## What the exercise asks
Among the lines below, count those with "this". Give the total alone.

## Record excerpts
* BEGIN *

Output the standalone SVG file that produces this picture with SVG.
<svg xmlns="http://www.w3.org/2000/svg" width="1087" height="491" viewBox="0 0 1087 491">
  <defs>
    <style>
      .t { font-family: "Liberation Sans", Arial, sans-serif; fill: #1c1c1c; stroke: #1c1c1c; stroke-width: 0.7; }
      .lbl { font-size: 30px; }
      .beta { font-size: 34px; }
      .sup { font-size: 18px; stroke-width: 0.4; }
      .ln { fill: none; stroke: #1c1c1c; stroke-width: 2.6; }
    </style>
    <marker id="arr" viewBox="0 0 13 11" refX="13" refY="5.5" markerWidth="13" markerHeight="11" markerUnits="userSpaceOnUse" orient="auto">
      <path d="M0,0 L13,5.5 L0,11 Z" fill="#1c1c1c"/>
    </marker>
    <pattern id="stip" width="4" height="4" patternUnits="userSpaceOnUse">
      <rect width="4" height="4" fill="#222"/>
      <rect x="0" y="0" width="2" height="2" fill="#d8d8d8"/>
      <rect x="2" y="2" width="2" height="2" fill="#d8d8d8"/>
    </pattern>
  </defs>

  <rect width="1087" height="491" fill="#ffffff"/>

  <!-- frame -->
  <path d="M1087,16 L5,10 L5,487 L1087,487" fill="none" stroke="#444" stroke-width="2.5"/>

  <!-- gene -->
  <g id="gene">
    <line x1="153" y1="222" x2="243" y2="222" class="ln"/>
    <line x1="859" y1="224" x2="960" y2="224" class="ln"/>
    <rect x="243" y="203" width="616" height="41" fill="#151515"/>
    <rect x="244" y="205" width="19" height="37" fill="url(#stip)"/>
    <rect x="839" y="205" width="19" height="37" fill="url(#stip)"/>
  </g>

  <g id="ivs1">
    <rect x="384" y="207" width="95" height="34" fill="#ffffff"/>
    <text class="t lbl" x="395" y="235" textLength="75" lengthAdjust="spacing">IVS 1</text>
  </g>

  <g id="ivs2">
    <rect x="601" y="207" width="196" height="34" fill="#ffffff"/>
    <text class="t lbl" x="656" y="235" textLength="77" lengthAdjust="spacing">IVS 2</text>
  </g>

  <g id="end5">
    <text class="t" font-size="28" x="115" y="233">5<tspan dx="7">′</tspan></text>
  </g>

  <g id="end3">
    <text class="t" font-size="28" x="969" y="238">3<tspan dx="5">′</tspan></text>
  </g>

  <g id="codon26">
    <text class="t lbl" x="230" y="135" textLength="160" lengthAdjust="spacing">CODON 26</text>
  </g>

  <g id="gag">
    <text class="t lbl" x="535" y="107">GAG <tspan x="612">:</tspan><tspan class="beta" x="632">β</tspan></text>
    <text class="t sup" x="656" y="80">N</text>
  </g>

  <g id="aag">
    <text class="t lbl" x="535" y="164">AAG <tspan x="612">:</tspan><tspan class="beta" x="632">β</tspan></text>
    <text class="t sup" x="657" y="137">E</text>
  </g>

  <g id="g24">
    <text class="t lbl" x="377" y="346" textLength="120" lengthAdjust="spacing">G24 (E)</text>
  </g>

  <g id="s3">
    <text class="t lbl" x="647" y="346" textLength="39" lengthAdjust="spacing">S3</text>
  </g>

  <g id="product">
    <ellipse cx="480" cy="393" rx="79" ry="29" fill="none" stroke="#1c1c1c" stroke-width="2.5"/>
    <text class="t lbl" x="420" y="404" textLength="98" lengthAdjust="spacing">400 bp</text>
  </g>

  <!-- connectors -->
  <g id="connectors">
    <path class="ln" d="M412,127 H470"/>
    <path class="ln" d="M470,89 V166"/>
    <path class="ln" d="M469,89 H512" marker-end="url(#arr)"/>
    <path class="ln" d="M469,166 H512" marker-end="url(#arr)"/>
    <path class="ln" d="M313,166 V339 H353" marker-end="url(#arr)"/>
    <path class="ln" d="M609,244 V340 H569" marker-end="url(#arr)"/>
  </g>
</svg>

* END *
* BEGIN *

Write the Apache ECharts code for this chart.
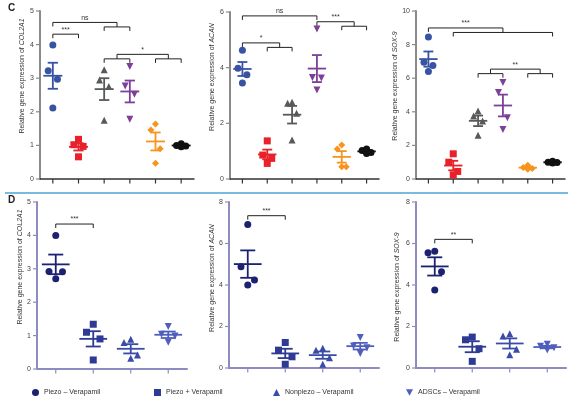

* END *

## Written answer
2